California Resources’ short-interest-to-equity float ratio fell 16.2% over the last three months. During this period, the stock fell 21.4%. The company’s net-debt-to-EBITDA (earnings before interest, tax, depreciation, and amortization) ratio is 15.8x.

In the last four quarters, California Resources’ revenue fell 20.2%. It reported no operating income on an adjusted basis in 4Q16 compared to an adjusted operating loss of $5 million in 4Q15. California Resources’ operating profit margin is -5.5% compared to the industry median of 4.3%.

California Resources was among the high implied volatility stocks that we looked at in the previous parts of this series. Expectations of large movements in a stock can increase implied volatility. High short interest in a stock reflects traders’ expectations of downside.

Synergy Resources

Synergy Resources’ (SYRG) short interest-to-equity-float ratio is ~23.2%. Synergy Resources has fallen 24.7% in the past three months. Its short-interest-to-equity float ratio fell 20.4% during the same period.

In the last four quarters, the company increased revenue by 48.5%. It reported an adjusted operating income of $9.4 million in 4Q16 compared to an adjusted operating loss of $10.3 million in 4Q15. Synergy Resources’ operating profit margin is -12.6%.

Continental Resources

Continental Resources’ (CLR) short-interest-to-equity-float ratio is ~22.0%. Its stock fell 19% in the last three months. The stock’s short-interest-to-equity-float ratio fell 6% during the same period. Its net-debt-to-EBITDA ratio is 4.9x.

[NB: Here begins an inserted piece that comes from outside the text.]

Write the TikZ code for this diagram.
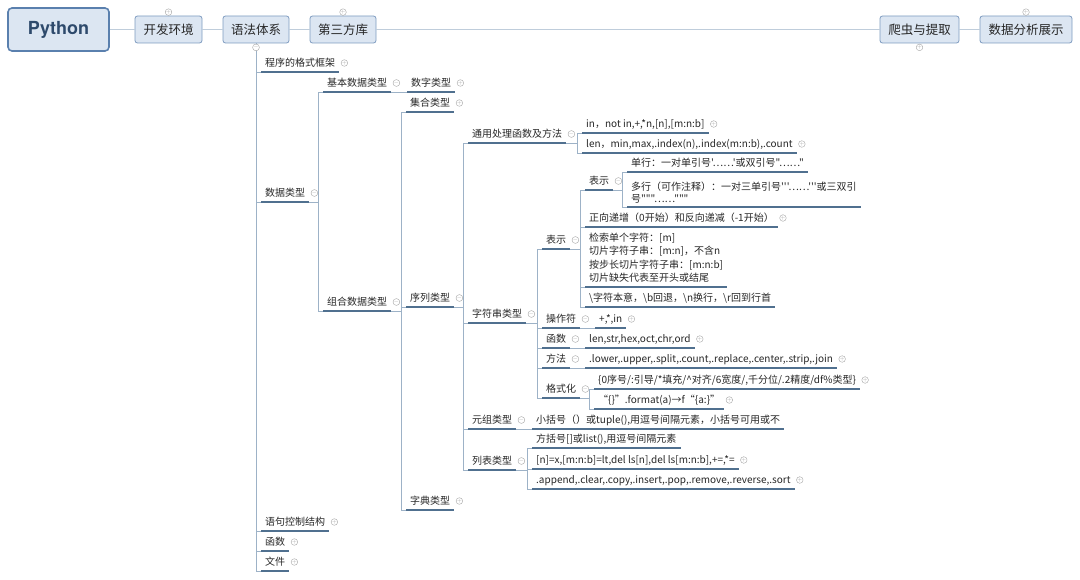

In the last four quarters, Continental Resources’ revenue fell 4.5%. It incurred an operating loss of $13.3 million in 4Q16 compared to an operating loss of $62 million in 3Q15. Continental Resources’ operating profit margin is -18.1%.

Denbury Resources

Denbury Resources’ (DNR) short-interest-to-equity float ratio is ~17.5%. In the past three months, the stock has fallen 38.6%. Its short-interest-to-equity float ratio fell 7.1% during the same period. Its net-debt-to-EBITDA ratio is 12.5x.

In the last four quarters, its revenue rose 0.7%. It reported an adjusted operating loss of $547 million in 4Q16 compared to an adjusted operating loss of $48.8 million in 4Q15. Denbury Resources’ operating profit margin is -7.5%. Denbury Resources is also among the high implied volatility stocks that we looked at in the previous parts of this series.

Sanchez Energy

Sanchez Energy’s (SN) short interest-to-equity float ratio is ~16.6%. Its net-debt-to-EBITDA ratio is 2.2x. The stock rose 8.6% in the past three months. Its short-interest-to-equity float ratio fell 13.6% during the same period. We discussed Sanchez Energy’s earnings trend in part two of this series. 

All of the above companies have seen short interest fall in the last three months.